Background
I have been involved in a lot of direct demographic and health data collection, mostly in Africa and mostly using demographic surveillance and survey methods. All of this involves an interviewer conducting a face-to-face interview with a respondent. My colleagues and I have wondered - and occasionally worried - about the effects that interviewers may have on the responses. For example, when asking questions about taboo topics, do older compared to younger interviewers get different responses from an older respondent, or when talking about sexual behavior, do interviewers of each sex get different responses. You can think of many possible combinations of interviewers and respondents with particular characteristics that might affect the interaction and the responses based on the particular social context in which the interview takes place.
Interviewer Effects Studies
To test some of these ideas, a group of us who have worked with the Agincourt health and demographic surveillance system (HDSS) site in South Africa decided to conduct two studies, below.

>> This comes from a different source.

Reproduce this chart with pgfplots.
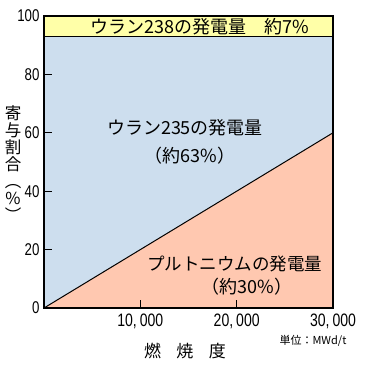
\documentclass[border=0pt]{standalone}
\usepackage{pgfplots}
\pgfplotsset{compat=1.18}
\usepackage{fontspec}
\setmainfont{Noto Sans CJK JP}
\newfontfamily\numfont[FakeStretch=0.78]{Liberation Sans}
\definecolor{bandY}{RGB}{255,255,168}
\definecolor{bandB}{RGB}{205,222,238}
\definecolor{bandP}{RGB}{255,200,176}
\begin{document}
\begin{tikzpicture}
\useasboundingbox (0,0) rectangle (369bp,376bp);
\begin{axis}[
  at={(44bp,68bp)}, anchor=south west,
  scale only axis, width=289bp, height=292bp,
  xmin=0, xmax=30000, ymin=0, ymax=100,
  axis on top,
  axis line style={line width=1.3pt},
  tick style={line width=1.1pt, black},
  tick align=inside, major tick length=8bp,
  xtick pos=bottom, ytick pos=left,
  xtick={10000,20000,30000},
  xticklabels={{10,\,000},{20,\,000},{30,\,000}},
  ytick={0,20,40,60,80,100},
  /pgf/number format/assume math mode=true,
  yticklabel style={font=\numfont\fontsize{17bp}{18bp}\selectfont, xshift=-1bp},
  xticklabel style={font=\numfont\fontsize{18bp}{20bp}\selectfont, yshift=-2bp},
  scaled x ticks=false,
]
\addplot[fill=bandY, draw=none] coordinates {(0,93) (30000,93) (30000,100) (0,100)} -- cycle;
\addplot[fill=bandB, draw=none] coordinates {(0,0) (30000,60) (30000,93) (0,93)} -- cycle;
\addplot[fill=bandP, draw=none] coordinates {(0,0) (30000,0) (30000,60)} -- cycle;
\addplot[black, line width=1.1pt] coordinates {(0,93) (30000,93)};
\addplot[black, line width=1pt] coordinates {(0,0) (30000,60)};
\node[font=\fontsize{18bp}{20bp}\selectfont] at (axis cs:16194,96.3) {ウラン238の発電量　約7\%};
\node[font=\fontsize{18bp}{20bp}\selectfont] at (axis cs:14637,61.6) {ウラン235の発電量};
\node[font=\fontsize{18bp}{20bp}\selectfont] at (axis cs:15156,52) {（約63\%）};
\node[font=\fontsize{17.5bp}{20bp}\selectfont] at (axis cs:19827,15.1) {プルトニウムの発電量};
\node[font=\fontsize{18bp}{20bp}\selectfont] at (axis cs:21072,7.2) {（約30\%）};
\end{axis}
\node[font=\fontsize{17bp}{20bp}\selectfont] at (185bp,25bp) {燃\hspace{0.9em}焼\hspace{0.9em}度};
\node[font=\fontsize{11bp}{13bp}\selectfont] at (313bp,35bp) {単位：MWd/t};
\node[font=\fontsize{16.5bp}{17bp}\selectfont, align=center, inner sep=0pt] at (13bp,212bp) {寄\\与\\割\\合\\︵\\\%\\︶};
\end{tikzpicture}
\end{document}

Our colleague Brian Houle in the School of Demography at the Australian National University played a lead role in conducting this work.
- Interviewer effects observed in interviews about sexual behavior.
- Interviewer effects observed in interviews about substance use
Both studies identified important and consequential effects of interviewer characteristics, so much so that the outcomes of some questions share a robust relationship with the interviewer characteristics.
Recommendation
In order to better understand these effects and perhaps control for them or otherwise take them into account in models that use the affected data, we recommend that interview-based data collection systems collect basic demographic and perhaps other information about the interviewers and link that information (anonymized) to the data collected by each interviewer. This would enable a wide range of analytical approaches to address interviewer effects.
Additional Use for Interviewer Paradata
Earlier, Brian and I did used interviewer characteristics to confirm that Heckman selection models can be used to adjust survey-based estimates of HIV prevalence. Interviewer characteristics serve well as the 'instrument' in those methods, see:
So, as far as we're concerned, it's very clear that interviewer paradata should be part of all interview-based data.